→ **Instructions to follow**
Print only the lines from the top of the data through the line with "import pandas as pd", both included, skipping every picture.

→ **Dataset content**
= = =

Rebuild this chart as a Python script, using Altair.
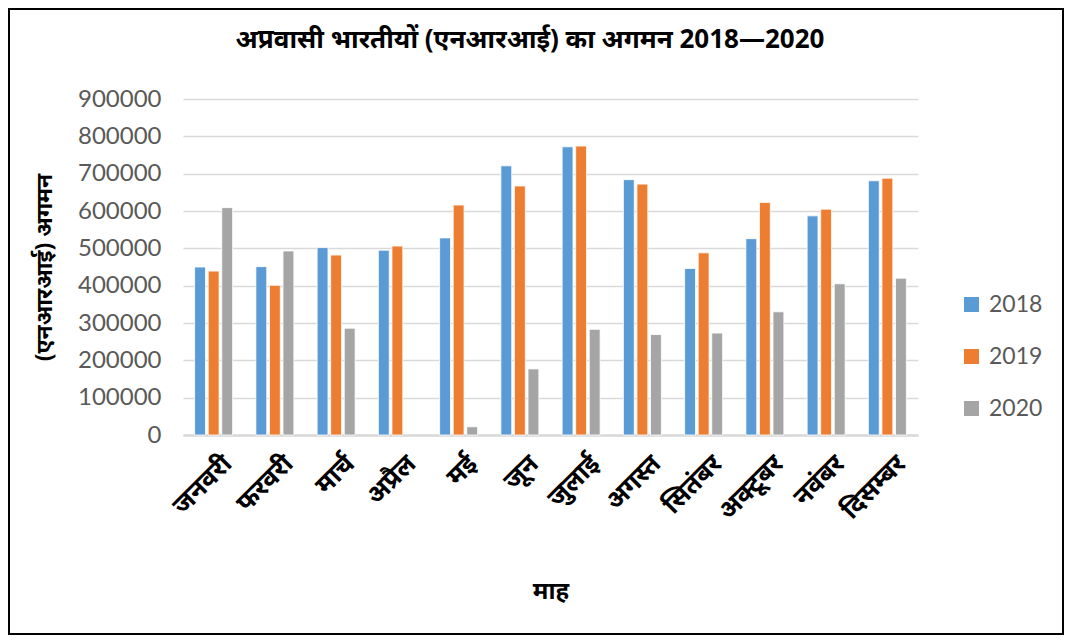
import altair as alt
import pandas as pd

months = ["जनवरी", "फरवरी", "मार्च", "अप्रैल", "मई", "जून",
          "जुलाई", "अगस्त", "सितंबर", "अक्टूबर", "नवंबर", "दिसम्बर"]
years = ["2018", "2019", "2020"]
v2018 = [450000, 451000, 502000, 495000, 528000, 721000, 772000, 684000, 446000, 526000, 587000, 681000]
v2019 = [439000, 401000, 482000, 506000, 616000, 667000, 774000, 672000, 488000, 623000, 605000, 688000]
v2020 = [609000, 493000, 286000, None, 22000, 177000, 283000, 269000, 273000, 330000, 405000, 420000]
colors = ["#5B9BD5", "#ED7D31", "#A5A5A5"]

title_text = "अप्रवासी भारतीयों (एनआरआई) का अगमन 2018—2020"
y_title = "(एनआरआई) अगमन"
x_title = "माह"

rows = []
for yr, vals in zip(years, [v2018, v2019, v2020]):
    for m, v in zip(months, vals):
        rows.append({"month": m, "year": yr, "value": v})
df = pd.DataFrame(rows)

NUM_FONT = "Lato"
DEV_FONT = "Noto Sans"

bars = alt.Chart(df).mark_bar(stroke="white", strokeWidth=0.8).encode(
    x=alt.X("month:N", sort=months,
            scale=alt.Scale(paddingInner=0.38, paddingOuter=0.19),
            axis=alt.Axis(title=x_title, labelAngle=-45, labelFont=DEV_FONT,
                          labelFontSize=26, labelColor="black", labelFontWeight="bold",
                          labelPadding=15, labelOffset=5, ticks=False, domainColor="#D9D9D9",
                          domainWidth=2.5, titleFont=DEV_FONT, titleFontSize=24,
                          titleFontWeight="bold", titleColor="black", titlePadding=55)),
    xOffset=alt.XOffset("year:N", sort=years, scale=alt.Scale(paddingInner=0.2)),
    y=alt.Y("value:Q", scale=alt.Scale(domain=[0, 900000]),
            axis=alt.Axis(title=y_title, values=list(range(0, 900001, 100000)),
                          format="d", labelFont=NUM_FONT, labelFontSize=24,
                          labelColor="#595959", labelPadding=22, ticks=False,
                          domain=False, gridColor="#D9D9D9", gridWidth=1.5,
                          titleFont=DEV_FONT, titleFontSize=23, titleFontWeight="bold",
                          titleColor="black", titlePadding=21)),
    color=alt.Color("year:N", sort=years,
                    scale=alt.Scale(domain=years, range=colors),
                    legend=alt.Legend(title=None, orient="none", legendX=777, legendY=194,
                                      symbolType="square", symbolSize=225,
                                      symbolStrokeWidth=0, labelFont=NUM_FONT,
                                      labelFontSize=23, labelColor="#595959",
                                      rowPadding=28, labelOffset=6)),
)

title = alt.Chart(pd.DataFrame({"t": [title_text]})).mark_text(
    font=DEV_FONT, fontSize=26, fontWeight="bold", color="black",
    align="center", baseline="middle", clip=False
).encode(text="t:N", x=alt.value(347), y=alt.value(-59))

border = alt.Chart(pd.DataFrame({"a": [0]})).mark_rect(
    filled=False, stroke="black", strokeWidth=2, clip=False
).encode(x=alt.value(-174), x2=alt.value(880), y=alt.value(-90), y2=alt.value(535))

chart = alt.layer(bars, title, border).properties(
    width=735, height=336,
    autosize=alt.AutoSizeParams(type="none"),
    padding={"left": 175, "top": 91, "right": 146, "bottom": 200},
).configure_view(stroke=None)

chart.save("out.html", embed_options={"renderer": "svg", "actions": False})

= = =

→ **The output**
Rebuild this chart as a Python script, using Altair.
import altair as alt
import pandas as pd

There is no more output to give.